- _Stored data_
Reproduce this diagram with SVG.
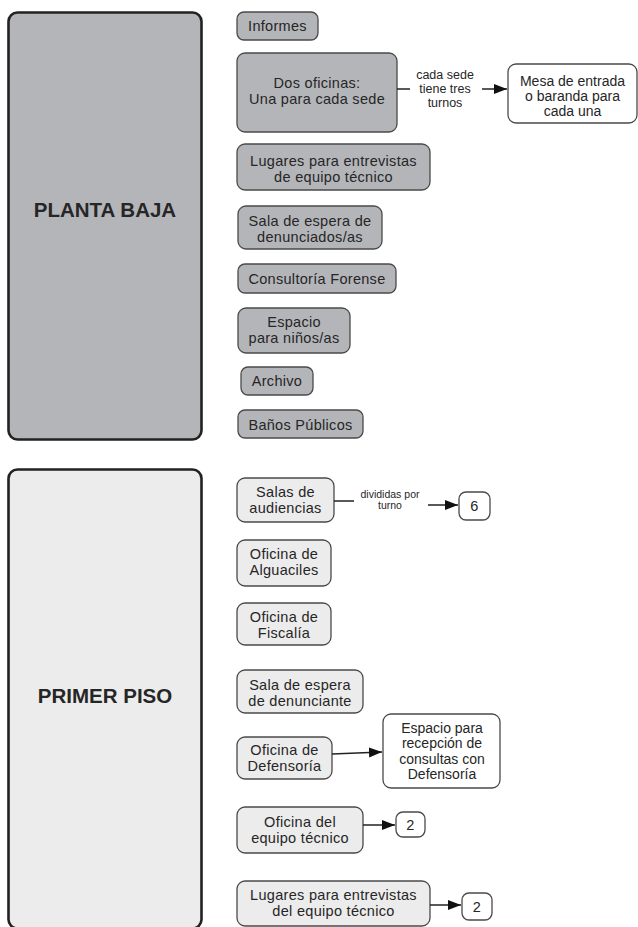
<svg xmlns="http://www.w3.org/2000/svg" width="638" height="927" viewBox="0 0 638 927">
<style>
.big{stroke:#222;stroke-width:2.6}
.dark{fill:#b4b5b9;stroke:#4a4a4a;stroke-width:1.3}
.light{fill:#ececec;stroke:#4a4a4a;stroke-width:1.3}
.white{fill:#fff;stroke:#4a4a4a;stroke-width:1.3}
text{font-family:"Liberation Sans",Arial,sans-serif;fill:#262626;text-anchor:middle}
.t{font-size:14.5px;letter-spacing:0.3px}
.title{font-size:20.5px;font-weight:bold}
.lab{font-size:12.5px}
.box{font-size:14px}
.small{font-size:10.5px}
.conn line{stroke:#222;stroke-width:1.5}
</style>
<defs>
<marker id="ah" markerUnits="userSpaceOnUse" markerWidth="14" markerHeight="12" refX="13" refY="6" orient="auto">
<path d="M0,1 L13,6 L0,11 Z" fill="#111"/>
</marker>
</defs>
<rect width="638" height="927" fill="#fff"/>

<g id="planta-baja">
<rect class="big" x="8.5" y="12.5" width="193" height="427" rx="9" fill="#b4b5b9"/>
<text class="title" x="105" y="217">PLANTA BAJA</text>
</g>
<g id="primer-piso">
<rect class="big" x="8.5" y="469.5" width="193" height="459" rx="9" fill="#ececec"/>
<text class="title" x="105" y="703">PRIMER PISO</text>
</g>

<g id="informes"><rect class="dark" x="237" y="12" width="81" height="28" rx="7"/><text class="t" x="277.5" y="31">Informes</text></g>
<g id="dos-oficinas"><rect class="dark" x="237" y="53" width="160" height="79" rx="8"/><text class="t" x="317" y="88">Dos oficinas:</text><text class="t" x="317" y="104">Una para cada sede</text></g>
<g id="mesa"><rect class="white" x="508" y="64" width="129" height="59" rx="8"/><text class="box" x="572.5" y="86">Mesa de entrada</text><text class="box" x="572.5" y="101">o baranda para</text><text class="box" x="572.5" y="116">cada una</text></g>
<g id="lugares-pb"><rect class="dark" x="237" y="144" width="193" height="46" rx="8"/><text class="t" x="333.5" y="166">Lugares para entrevistas</text><text class="t" x="333.5" y="182">de equipo técnico</text></g>
<g id="sala-denunciados"><rect class="dark" x="238" y="206" width="144" height="43" rx="8"/><text class="t" x="310" y="226">Sala de espera de</text><text class="t" x="310" y="242">denunciados/as</text></g>
<g id="consultoria"><rect class="dark" x="238" y="264" width="158" height="29" rx="7"/><text class="t" x="317" y="284">Consultoría Forense</text></g>
<g id="espacio-ninos"><rect class="dark" x="238" y="308" width="112" height="45" rx="8"/><text class="t" x="294" y="327">Espacio</text><text class="t" x="294" y="343">para niños/as</text></g>
<g id="archivo"><rect class="dark" x="241" y="367" width="72" height="28" rx="7"/><text class="t" x="277" y="386">Archivo</text></g>
<g id="banos"><rect class="dark" x="238" y="410" width="125" height="28" rx="7"/><text class="t" x="300.5" y="430">Baños Públicos</text></g>

<g id="salas-audiencias"><rect class="light" x="237" y="478" width="97" height="44" rx="8"/><text class="t" x="285.5" y="497">Salas de</text><text class="t" x="285.5" y="513">audiencias</text></g>
<g id="seis"><rect class="white" x="459" y="492" width="31" height="28" rx="7"/><text class="t" x="474.5" y="511">6</text></g>
<g id="alguaciles"><rect class="light" x="237" y="540" width="94" height="46" rx="8"/><text class="t" x="284" y="559">Oficina de</text><text class="t" x="284" y="575">Alguaciles</text></g>
<g id="fiscalia"><rect class="light" x="237" y="603" width="94" height="42" rx="8"/><text class="t" x="284" y="622">Oficina de</text><text class="t" x="284" y="638">Fiscalía</text></g>
<g id="sala-denunciante"><rect class="light" x="237" y="670" width="126" height="43" rx="8"/><text class="t" x="300" y="690">Sala de espera</text><text class="t" x="300" y="706">de denunciante</text></g>
<g id="defensoria"><rect class="light" x="237" y="737" width="95" height="42" rx="8"/><text class="t" x="284.5" y="755">Oficina de</text><text class="t" x="284.5" y="771">Defensoría</text></g>
<g id="espacio-consultas"><rect class="white" x="383" y="714" width="117" height="74" rx="8"/><text class="box" x="442" y="733">Espacio para</text><text class="box" x="442" y="748">recepción de</text><text class="box" x="442" y="764">consultas con</text><text class="box" x="442" y="779">Defensoría</text></g>
<g id="oficina-equipo"><rect class="light" x="237" y="807" width="126" height="46" rx="8"/><text class="t" x="300" y="827">Oficina del</text><text class="t" x="300" y="843">equipo técnico</text></g>
<g id="dos-a"><rect class="white" x="396" y="812" width="29" height="25" rx="7"/><text class="t" x="410.5" y="830">2</text></g>
<g id="lugares-pp"><rect class="light" x="237" y="881" width="193" height="45" rx="8"/><text class="t" x="333.5" y="900">Lugares para entrevistas</text><text class="t" x="333.5" y="916">del equipo técnico</text></g>
<g id="dos-b"><rect class="white" x="462" y="893" width="30" height="27" rx="7"/><text class="t" x="477" y="912">2</text></g>

<g id="connectors" class="conn">
<line x1="397" y1="89" x2="410" y2="89"/>
<text class="lab" x="445" y="79">cada sede</text>
<text class="lab" x="445" y="93">tiene tres</text>
<text class="lab" x="445" y="107">turnos</text>
<line x1="482" y1="89" x2="507" y2="89" marker-end="url(#ah)"/>
<line x1="334" y1="501" x2="354" y2="501"/>
<text class="small" x="390" y="498">divididas por</text>
<text class="small" x="390" y="509">turno</text>
<line x1="428" y1="505" x2="458" y2="505" marker-end="url(#ah)"/>
<line x1="332" y1="754" x2="382" y2="752" marker-end="url(#ah)"/>
<line x1="363" y1="825" x2="395" y2="825" marker-end="url(#ah)"/>
<line x1="430" y1="905" x2="461" y2="905" marker-end="url(#ah)"/>
</g>
</svg>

- _Short exercise_
Repeat the listing in full and exactly. Leave any pictures out.

- _Response for this exercise_
Reproduce this diagram with SVG.
<svg xmlns="http://www.w3.org/2000/svg" width="638" height="927" viewBox="0 0 638 927">
<style>
.big{stroke:#222;stroke-width:2.6}
.dark{fill:#b4b5b9;stroke:#4a4a4a;stroke-width:1.3}
.light{fill:#ececec;stroke:#4a4a4a;stroke-width:1.3}
.white{fill:#fff;stroke:#4a4a4a;stroke-width:1.3}
text{font-family:"Liberation Sans",Arial,sans-serif;fill:#262626;text-anchor:middle}
.t{font-size:14.5px;letter-spacing:0.3px}
.title{font-size:20.5px;font-weight:bold}
.lab{font-size:12.5px}
.box{font-size:14px}
.small{font-size:10.5px}
.conn line{stroke:#222;stroke-width:1.5}
</style>
<defs>
<marker id="ah" markerUnits="userSpaceOnUse" markerWidth="14" markerHeight="12" refX="13" refY="6" orient="auto">
<path d="M0,1 L13,6 L0,11 Z" fill="#111"/>
</marker>
</defs>
<rect width="638" height="927" fill="#fff"/>

<g id="planta-baja">
<rect class="big" x="8.5" y="12.5" width="193" height="427" rx="9" fill="#b4b5b9"/>
<text class="title" x="105" y="217">PLANTA BAJA</text>
</g>
<g id="primer-piso">
<rect class="big" x="8.5" y="469.5" width="193" height="459" rx="9" fill="#ececec"/>
<text class="title" x="105" y="703">PRIMER PISO</text>
</g>

<g id="informes"><rect class="dark" x="237" y="12" width="81" height="28" rx="7"/><text class="t" x="277.5" y="31">Informes</text></g>
<g id="dos-oficinas"><rect class="dark" x="237" y="53" width="160" height="79" rx="8"/><text class="t" x="317" y="88">Dos oficinas:</text><text class="t" x="317" y="104">Una para cada sede</text></g>
<g id="mesa"><rect class="white" x="508" y="64" width="129" height="59" rx="8"/><text class="box" x="572.5" y="86">Mesa de entrada</text><text class="box" x="572.5" y="101">o baranda para</text><text class="box" x="572.5" y="116">cada una</text></g>
<g id="lugares-pb"><rect class="dark" x="237" y="144" width="193" height="46" rx="8"/><text class="t" x="333.5" y="166">Lugares para entrevistas</text><text class="t" x="333.5" y="182">de equipo técnico</text></g>
<g id="sala-denunciados"><rect class="dark" x="238" y="206" width="144" height="43" rx="8"/><text class="t" x="310" y="226">Sala de espera de</text><text class="t" x="310" y="242">denunciados/as</text></g>
<g id="consultoria"><rect class="dark" x="238" y="264" width="158" height="29" rx="7"/><text class="t" x="317" y="284">Consultoría Forense</text></g>
<g id="espacio-ninos"><rect class="dark" x="238" y="308" width="112" height="45" rx="8"/><text class="t" x="294" y="327">Espacio</text><text class="t" x="294" y="343">para niños/as</text></g>
<g id="archivo"><rect class="dark" x="241" y="367" width="72" height="28" rx="7"/><text class="t" x="277" y="386">Archivo</text></g>
<g id="banos"><rect class="dark" x="238" y="410" width="125" height="28" rx="7"/><text class="t" x="300.5" y="430">Baños Públicos</text></g>

<g id="salas-audiencias"><rect class="light" x="237" y="478" width="97" height="44" rx="8"/><text class="t" x="285.5" y="497">Salas de</text><text class="t" x="285.5" y="513">audiencias</text></g>
<g id="seis"><rect class="white" x="459" y="492" width="31" height="28" rx="7"/><text class="t" x="474.5" y="511">6</text></g>
<g id="alguaciles"><rect class="light" x="237" y="540" width="94" height="46" rx="8"/><text class="t" x="284" y="559">Oficina de</text><text class="t" x="284" y="575">Alguaciles</text></g>
<g id="fiscalia"><rect class="light" x="237" y="603" width="94" height="42" rx="8"/><text class="t" x="284" y="622">Oficina de</text><text class="t" x="284" y="638">Fiscalía</text></g>
<g id="sala-denunciante"><rect class="light" x="237" y="670" width="126" height="43" rx="8"/><text class="t" x="300" y="690">Sala de espera</text><text class="t" x="300" y="706">de denunciante</text></g>
<g id="defensoria"><rect class="light" x="237" y="737" width="95" height="42" rx="8"/><text class="t" x="284.5" y="755">Oficina de</text><text class="t" x="284.5" y="771">Defensoría</text></g>
<g id="espacio-consultas"><rect class="white" x="383" y="714" width="117" height="74" rx="8"/><text class="box" x="442" y="733">Espacio para</text><text class="box" x="442" y="748">recepción de</text><text class="box" x="442" y="764">consultas con</text><text class="box" x="442" y="779">Defensoría</text></g>
<g id="oficina-equipo"><rect class="light" x="237" y="807" width="126" height="46" rx="8"/><text class="t" x="300" y="827">Oficina del</text><text class="t" x="300" y="843">equipo técnico</text></g>
<g id="dos-a"><rect class="white" x="396" y="812" width="29" height="25" rx="7"/><text class="t" x="410.5" y="830">2</text></g>
<g id="lugares-pp"><rect class="light" x="237" y="881" width="193" height="45" rx="8"/><text class="t" x="333.5" y="900">Lugares para entrevistas</text><text class="t" x="333.5" y="916">del equipo técnico</text></g>
<g id="dos-b"><rect class="white" x="462" y="893" width="30" height="27" rx="7"/><text class="t" x="477" y="912">2</text></g>

<g id="connectors" class="conn">
<line x1="397" y1="89" x2="410" y2="89"/>
<text class="lab" x="445" y="79">cada sede</text>
<text class="lab" x="445" y="93">tiene tres</text>
<text class="lab" x="445" y="107">turnos</text>
<line x1="482" y1="89" x2="507" y2="89" marker-end="url(#ah)"/>
<line x1="334" y1="501" x2="354" y2="501"/>
<text class="small" x="390" y="498">divididas por</text>
<text class="small" x="390" y="509">turno</text>
<line x1="428" y1="505" x2="458" y2="505" marker-end="url(#ah)"/>
<line x1="332" y1="754" x2="382" y2="752" marker-end="url(#ah)"/>
<line x1="363" y1="825" x2="395" y2="825" marker-end="url(#ah)"/>
<line x1="430" y1="905" x2="461" y2="905" marker-end="url(#ah)"/>
</g>
</svg>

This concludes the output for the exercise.